There is also the sense that at least one of Wiener’s key images – the weakened, debilitated figure of the Edwardian imagination – can be said to be pervasive only because Wiener’s image conflates a number of radically different ideas. He is clearly on solid ground when he talks of the widespread concern about degeneracy which marked this period (although one might note that this concern had prompted articles in the Lancet as early as 1866). For the most part, however, this ‘taint’ was understood to be confined to certain sections of the population, as the 1904 Report on Physical Deterioration made clear. Wiener extends the grip of this image by arguing that the new sociological and statistical sciences also projected a ‘weakened image of the individual’ as they embarked upon their analysis of how social aggregates affected the patterns of individual behaviour. But this characterisation is misleading. The point about these new forms of knowledge and the social action that they implied was not to suggest a ‘weak’ concept of the individual, but to shift social reasoning to the quite different plane of the population as a whole. Insofar as these new ideas had consequences for man’s self-image, they were more likely to produce a new sense of power and possibility – at least for the new classes of professional social administrators – than to reinforce generalised anxieties about impotence. Wiener’s method of analysis is not sensitive to differences in the experience of different social groups, so cultural divisions – such as those implicit in Edwardian eugenics with its twin fixations upon the genius and the degenerate – tend to be passed over.

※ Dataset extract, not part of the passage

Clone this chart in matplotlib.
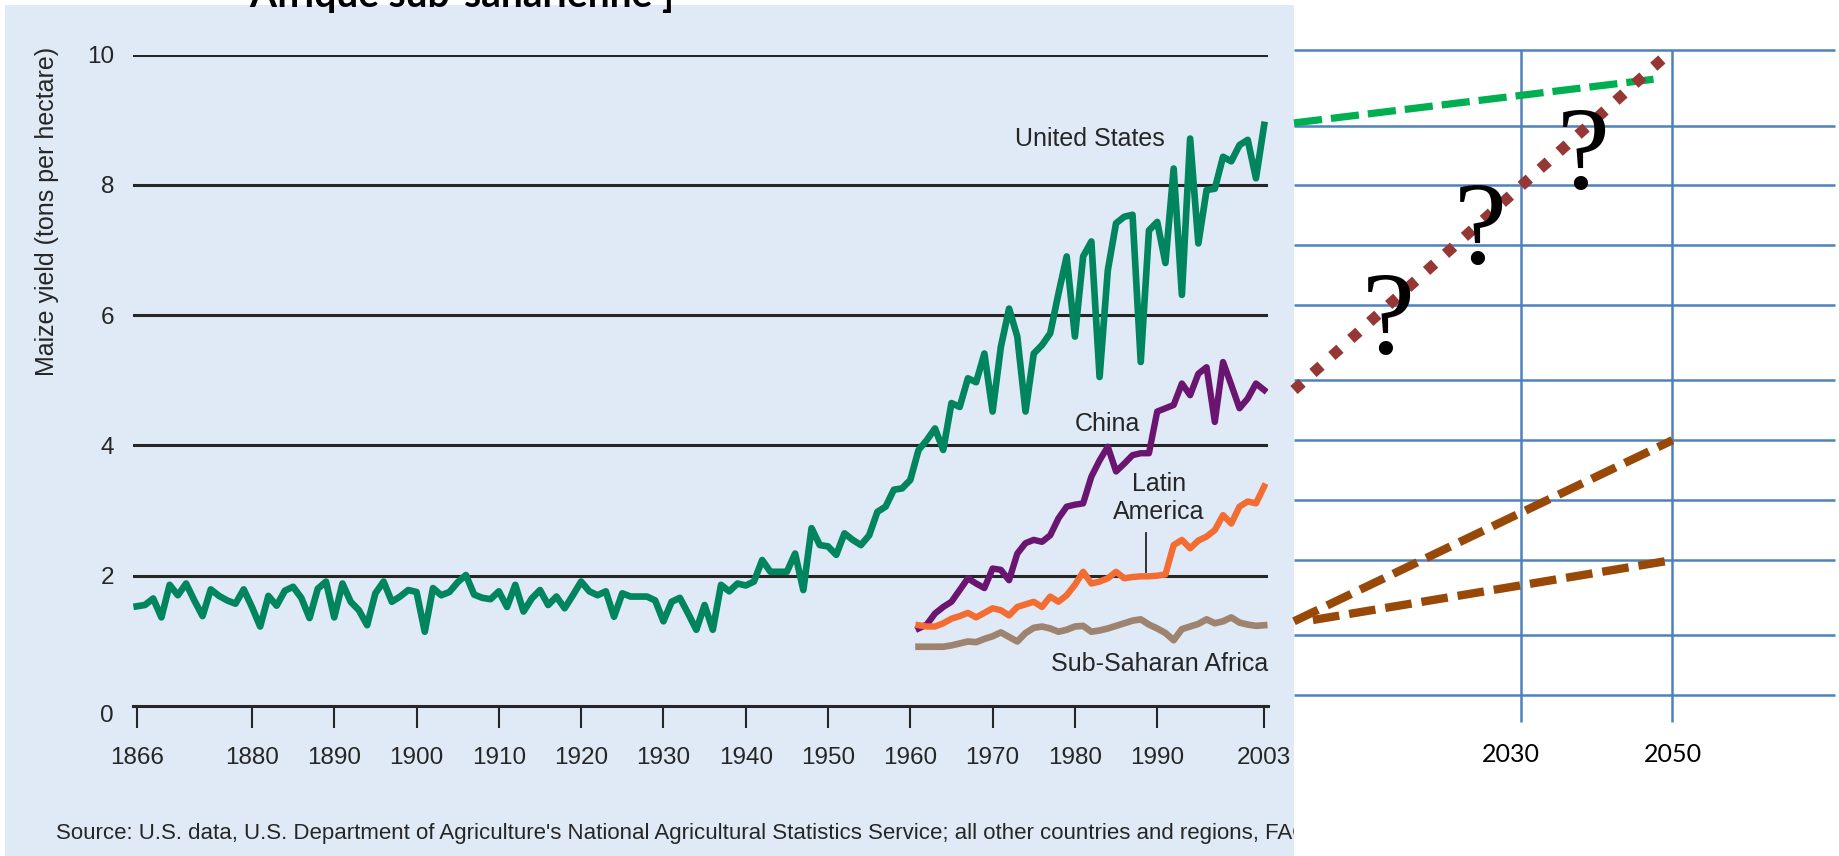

This focus upon a single, simplified image for each period also leads to a misreading of the policy debates. The criminal and social policies which were constructed at the start of the 20th century did not abandon the ‘programme of control’ and concentrate instead upon the re-enablement of a sickly cast of the unfit. Nor were these developments prompted by an overly successful Victorian discipline. On the contrary, the plethora of official reports that appeared in these years on habitual offenders, inebriates, vagrants, the feeble minded, juvenile delinquents, all laid great stress upon the failures and limitations of control inherent in the Victorian strategy of treating individuals as reponsible moral agents. Part of the attraction of the new welfare style of policy was its capacity to impose sanctions on the basis of ‘mode of life’ and the deviant’s ‘irresponsibility’, thus bypassing legalistic restriction on state coercion upheld by the Victorian criminal law.

Wiener’s cultural interpretation is less novel than expected because he concentrates upon a theme – the cultural construction of the individual – which has already been given extensive attention in the work of the ‘political’ historians of criminal justice. Despite Wiener’s claim that the political narrative has excluded such questions, writers such as Ignatieff, Foucault and others have offered analyses of the way in which ideologies and power relations set up conceptions of the subject and give these conceptions a positive experiential reality – analyses which are, in fact, very close to those developed in Wiener’s work. A ‘culturalist’ approach to other aspects of criminal justice – such as the ceremonies of the scaffold, prison architecture, courtroom language or the distribution of sentences – might turn out to have more explanatory power and originality, though even these examples would also invite analysis of the way that they encode power relations and respond to the practicalities of punishing. Wiener’s study, and the approach that he outlines, add an interesting coda to a well-established interpretation rather than offering a new framework of historical understanding. But the broader message that emerges from this work is an important one – for present-day policymakers as much as for historians. In designing criminal policy, we are not affecting only a group of people on the margins of society. Nor are we simply deploying the law for political and penological ends. We are also defining ourselves and our society.